Бреслау, четверг 15 марта 1945 года, половина седьмого вечера

Доктору Лазариусу было более семидесяти лет, из которых десять проработал в качестве контрактного врача в Камеруне, а почти сорок — как секционный[12] медик в Институте Судебной Медицины на Ауэнштрассе. Все эти годы довольно часто видывал на своем столе трупы изнасилованных женщин. Однако так чудовищного изнасилования еще не видел. Сегодня днем после осмотра неоднократно изнасилованной жертвы сошлись в его сознании худшие африканские и местные воспоминания.

Женщина, лежащая на его столе, разорвана была почти пополам. Это был акцент местный, гестаповский. Акцентом африканским были в то же время параллельные раны, которые он видел в Камеруне у жертв членов секты «людей-леопардов». Раны покрывали весь бок жертвы.

Лазариус поправил резиновый фартук и сунул во влагалище мертвой металлический рефлектор.

Затем подкрутил небольшой винт, который облегчал ему исследование. Он наклонился над жертвой. Внутри ее тела что-то часто замигало. Плоскогубцами вынул кусочек зеленого стекла. Покрутил еще раз винтом, чтобы позволить себе более точное исследование.

— Гавличек! — крикнул он своему помощнику. — Давай тут побольше смотровое окошко! И разрежь ее тщательно, до самого подбрюшья, понимаешь?

— Сделаю, господин доктор, — пробормотал старый помощник и приковылял с подобным треугольником, но побольше. Потом потянул ножом по коже — к лобковому бугорку.

Лазариус наклонил испещренную коричневыми пятнами лысину над женщиной, а в свои отмеченные бельмом реактивов руки окунул туда, где — как бы это написал поэт — уже не выйдет ни один пророк. Под металлом щипцов почувствовал какой-то твердый предмет. Сердце у него забилось сильно. Поднял смотровое окошко и сунул щипцы глубже.

Скользили по какому-то гладкому предмету. Через некоторое время слегка заскрежетали и на чем-то сжались. Высунул их и посмотрел на предмет, который захватил. Доктор Зигфрид Лазариус видел уже многое в Камеруне и в Бреслау. Ничего подобного, однако, не видел. Во влагалище женщины оказалось окровавленное горлышко бутылки с фарфоровой крышкой. Ее рваные края были покрыты мелкими сгустками.

Лазариус встал и принял решение, которое было для знающего его много лет раскройщика Гавличека чем-то курьезным, чем-то, чего никогда еще — как далеко простиралась память Гавличека, не было в Институте Судебной Медицины. Еще никогда, ибо доктор Лазариус не оставил вскрытия до следующего дня.

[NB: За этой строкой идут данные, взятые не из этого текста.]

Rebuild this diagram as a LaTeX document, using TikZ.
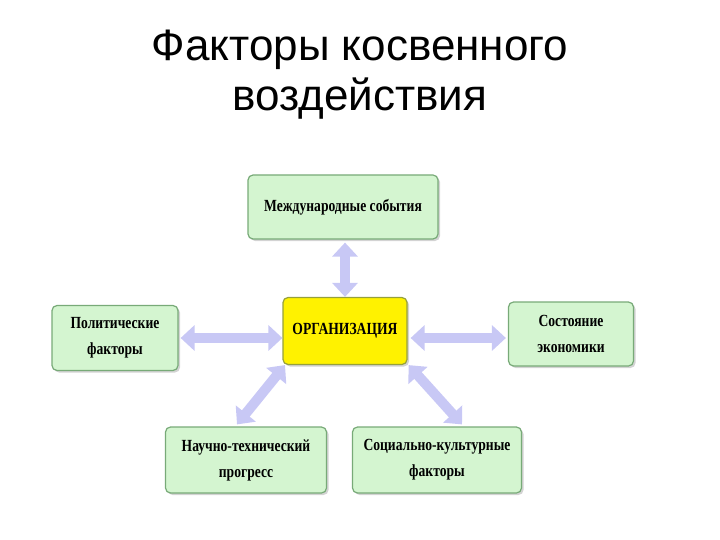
\documentclass[tikz,border=0pt]{standalone}
\usepackage{fontspec}
\setmainfont{Liberation Sans}
\newfontfamily\boxfont[FakeStretch=0.8]{Liberation Serif}
\usetikzlibrary{arrows.meta,shadows}
\definecolor{boxfill}{RGB}{212,245,208}
\definecolor{boxline}{RGB}{120,170,120}
\definecolor{arrowc}{RGB}{200,200,245}
\definecolor{orgline}{RGB}{150,160,60}
\tikzset{
  box/.style={draw=boxline, fill=boxfill, rounded corners=5pt, line width=1.2pt,
    drop shadow={opacity=0.35, shadow xshift=2pt, shadow yshift=-2pt},
    font=\boxfont\bfseries\fontsize{17}{26}\selectfont, align=center, inner sep=0pt},
  conn/.style={line width=10pt, draw=arrowc,
    {Triangle[width=25pt,length=14pt]}-{Triangle[width=25pt,length=14pt]}},
  titlestyle/.style={font=\fontsize{44}{50}\selectfont, align=center, inner sep=0pt}
}
\begin{document}
\begin{tikzpicture}[x=1pt,y=-1pt]
\useasboundingbox (0,0) rectangle (720,540);
\node[titlestyle] (title) at (360,75) {Факторы косвенного\\воздействия};
\node[box, minimum width=190pt, minimum height=64pt] (intl) at (343,207) {Международные события};
\node[box, fill=yellow, draw=orgline, minimum width=124pt, minimum height=67pt] (org) at (345,331) {ОРГАНИЗАЦИЯ};
\node[box, minimum width=126pt, minimum height=65pt] (pol) at (115,338) {Политические\\факторы};
\node[box, minimum width=125pt, minimum height=64pt] (econ) at (571,334) {Состояние\\экономики};
\node[box, minimum width=161pt, minimum height=66pt] (tech) at (246,460) {Научно-технический\\прогресс};
\node[box, minimum width=169pt, minimum height=66pt] (soc) at (437,460) {Социально-культурные\\факторы};
\draw[conn] ([xshift=2pt,yshift=-3pt]intl.south) -- ([xshift=0pt]org.north);
\draw[conn] ([xshift=2pt]pol.east) -- (pol.east -| org.west);
\draw[conn] ([xshift=3pt,yshift=-4pt]org.east |- econ.west) -- ([xshift=-2pt,yshift=-4pt]econ.west);
\draw[conn] ([xshift=-9pt,yshift=2pt]tech.north) -- ([xshift=-60pt]org.south);
\draw[conn] ([xshift=1pt]org.south east) -- ([xshift=25pt,yshift=2pt]soc.north);
\end{tikzpicture}
\end{document}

Доктор, тяжело дыша, сказал:

— Продолжим завтра, Гавличек. Плохо себя почувствовал. Иди домой!

— Да, доктор. До свидания, — буркнул Гавличек и вышел из прозекторской.

Лазариус накинул на труп прорезиненную простыню и тоже покинул свое место работы. Руки вымыл тщательно с марсельским мылом, а потом обеззаразил их спиртом. Закрыл прозекторскую на ключ, который бросил двум дежурным, сидящим у главного входа. Сам он пошел медленно по лестнице в свой кабинет. Сквозь щели в дверях просачивался запах дыма из трубы соседнего крематорий.

Он сидел у огромного стола и тяжело дышал. Через некоторое время в его обесцвеченных пальцах оказалась маленькая карточка с номером телефона.

Лазариус набрал номер и, услышав мужской голос, сказал:

— Случилось, штурмбанфюрер. Снова произошло то, о чем вы говорили.

— Прошу молчать, доктор. Пожалуйста, не забывайте о своей дочери.